Os povos antigos, por exemplo, atacavam a mesa com total falta de finesse. Aliás, mesa não existia. No quadro A Última Ceia, Jesus está cercado de apóstolo ao redor de uma grande mesa bem posta, com toalha, pratos e talheres. Liberdade criativa de Leonardo Da Vinci. A mesa de jantar, com tolha, talheres copos e pratos foi introduzida somente no século XIV, ou seja, 1300 anos depois da cena retratada pelo genial pintor italiano.  Nos tempos de Jesus de Nazaré, os homens humildes usavam as mãos para comer os alimentos sólidos, como carne e raízes, e colheres para os líquidos. Mesmo a alta classe atacava à mesa sem nenhuma parcimônia.
Polêmicas à parte: as facas são os utensílios domésticos mais antigos. Era arma nos primeiros tempos. Depois virou pau para toda a obra servindo para descascar, cortar, picar, matar, ferir. Legitimamente é o produto de 1001 utilidades. O curioso é que a palavra não tem origem conhecida. Alguns estudiosos tentam garantir que a faca surgiu lá pela África e faz referência a algo cortante.
Já colher é barbada: vem do grego kokhlías, ou concha do caracol, uma alusão ao hábito muito antigo de improvisar a casinha do molusco como utensílio para facilitar a junção dos líquidos da panela.
Alguns povos não por falta de etiqueta, mas por razões culturais, até hoje não usam os utensílios na mesa.  Na Índia, por exemplo, somente os locais mais ocidentalizados, como os restaurantes e nos grandes centros, é possível servir-se conforme s nossos costumes. Em regra, os alimentos são servidos em tigelas e levados à boca com a mão. Com a mão direita, pois a esquerda não traz boa sorte, além de que é usada para higiene pessoal.
Para muitos, apegados às tradições impostas a partir das cortes francesas, outra forma de ação é praticamente impossível. Se alimentar sem o uso dos utensílios, utilizando as mãos é um escândalo.  Por falar nisso, coisa que brasileiro está acostumado é com escândalo. É um por semana. Não é coisinha pequena, fofoca de revista de artista. Isto é coisa do passado. A coisa mudou. Uma semana é o chefe da nação e  sua turma, sempre ávida por meter a mão na cambuca. No outro é do tribunal. Depois, o chefe que manda arapongas cuidar da vida do magistrado.
Mas, a vida nem sempre foi assim escandalosa. Esse termo, aliás, não tem nada a ver com o seu sentido atual. Contam que no passado skand era uma expressão indo-europeia para designar o ato de pular, escalar, trepar. Depois a palavra ganhou o sufixo árabe al, passando a significar obstáculo para derrubar alguém. Muito tempo depois, o latim tardio consagrou a expressão como vergonha.

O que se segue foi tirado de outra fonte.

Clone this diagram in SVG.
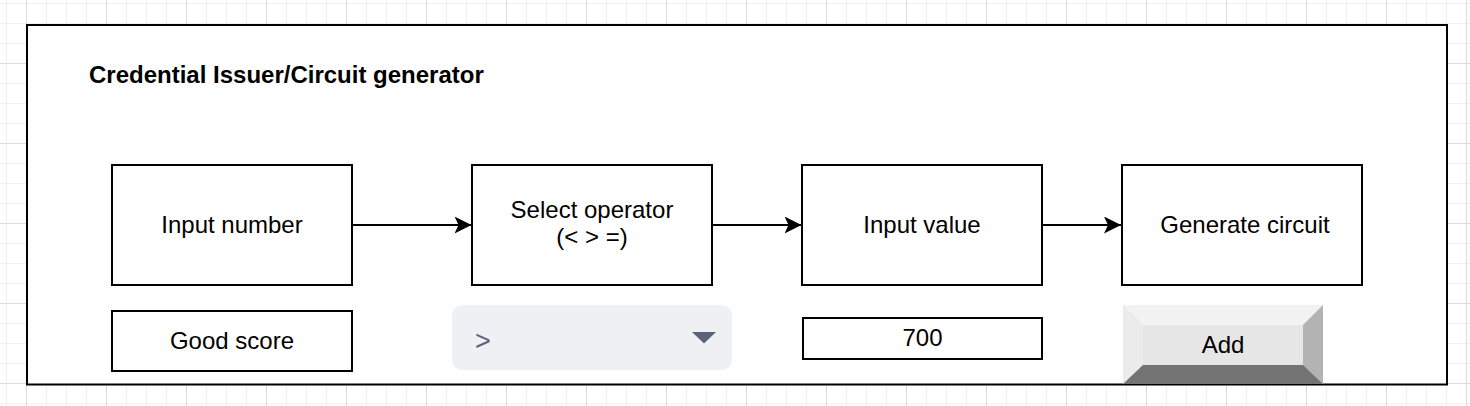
<svg xmlns="http://www.w3.org/2000/svg" width="1470" height="406" viewBox="0 0 1470 406">
  <defs>
    <pattern id="gridMinor" x="6" y="3" width="20" height="20" patternUnits="userSpaceOnUse">
      <path d="M0.5,0 V20 M0,0.5 H20" stroke="#f0f0f0" stroke-width="1" fill="none"/>
    </pattern>
    <pattern id="gridMajor" x="26" y="63" width="80" height="80" patternUnits="userSpaceOnUse">
      <path d="M0.5,0 V80 M0,0.5 H80" stroke="#dcdcdc" stroke-width="1" fill="none"/>
    </pattern>
    <marker id="arrow" markerWidth="17" markerHeight="17" viewBox="0 0 17 17" refX="17" refY="8.5" orient="auto" markerUnits="userSpaceOnUse">
      <path d="M17,8.5 L0,0 L4,8.5 L0,17 Z" fill="#000"/>
    </marker>
    <style>
      .box { fill: #fff; stroke: #000; stroke-width: 2; }
      .lbl { font-family: "Liberation Sans", Arial, sans-serif; font-size: 24px; fill: #000; text-anchor: middle; }
      .edge { stroke: #000; stroke-width: 2; fill: none; }
    </style>
  </defs>

  <rect x="0" y="0" width="1470" height="406" fill="#fff"/>
  <rect x="0" y="0" width="1470" height="406" fill="url(#gridMinor)"/>
  <rect x="0" y="0" width="1470" height="406" fill="url(#gridMajor)"/>

  <g id="container">
    <rect x="27" y="25" width="1420" height="359.5" class="box"/>
    <text x="89" y="82.5" font-family="Liberation Sans, Arial, sans-serif" font-size="24" font-weight="bold" fill="#000">Credential Issuer/Circuit generator</text>
  </g>

  <g id="connectors">
    <line x1="352" y1="225" x2="471.5" y2="225" class="edge" marker-end="url(#arrow)"/>
    <line x1="712" y1="225" x2="801.5" y2="225" class="edge" marker-end="url(#arrow)"/>
    <line x1="1042" y1="225" x2="1121" y2="225" class="edge" marker-end="url(#arrow)"/>
  </g>

  <g id="input-number">
    <rect x="112" y="165" width="240" height="120" class="box"/>
    <text x="232" y="233" class="lbl">Input number</text>
  </g>

  <g id="select-operator">
    <rect x="472" y="165" width="240" height="120" class="box"/>
    <text x="592" y="217.5" class="lbl">Select operator</text>
    <text x="592" y="245" class="lbl">(&lt; &gt; =)</text>
  </g>

  <g id="input-value">
    <rect x="802" y="165" width="240" height="120" class="box"/>
    <text x="922" y="233" class="lbl">Input value</text>
  </g>

  <g id="generate-circuit">
    <rect x="1122" y="165" width="240" height="120" class="box"/>
    <text x="1245" y="233" class="lbl">Generate circuit</text>
  </g>

  <g id="good-score">
    <rect x="112" y="311" width="240" height="60" class="box"/>
    <text x="232" y="349" class="lbl">Good score</text>
  </g>

  <g id="operator-dropdown">
    <rect x="452" y="305" width="280" height="65" rx="10" ry="10" fill="#eff0f3"/>
    <text x="475" y="349.5" font-family="Liberation Sans, Arial, sans-serif" font-size="27" fill="#5a6479">&gt;</text>
    <path d="M692,332 L716,332 L704,343.5 Z" fill="#5a6479"/>
  </g>

  <g id="value-700">
    <rect x="803" y="318" width="239" height="41" class="box"/>
    <text x="922.5" y="346" class="lbl">700</text>
  </g>

  <g id="add-button">
    <rect x="1123" y="305" width="200" height="79" fill="#e6e6e6"/>
    <path d="M1123,305 L1323,305 L1303,325 L1143,325 Z" fill="#f2f2f2"/>
    <path d="M1123,305 L1143,325 L1143,365 L1123,384 Z" fill="#ebebeb"/>
    <path d="M1323,305 L1323,384 L1303,365 L1303,325 Z" fill="#b3b3b3"/>
    <path d="M1123,384 L1143,365 L1303,365 L1323,384 Z" fill="#737373"/>
    <text x="1223" y="353" class="lbl">Add</text>
  </g>
</svg>
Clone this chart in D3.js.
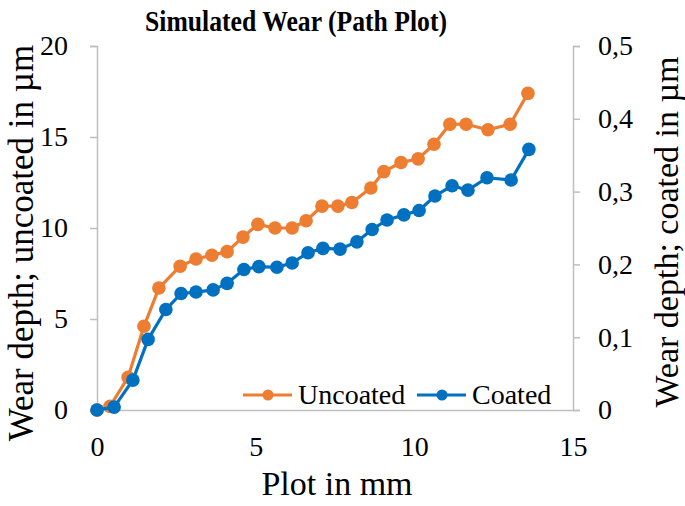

Acostumamos a ver essas carinhas santas que desviam milhões numa legítima parceria público-privada brasileira, num escandaloso jogo que enche o tacho de uns poucos e rapa o tacho de todos os outros e, sinceramente, sinto que não há ali nenhuma vergonha estampada. E isto tudo não é capaz de derrubar a chefia. Porque a chefia é experto na arte escalar. Só pode.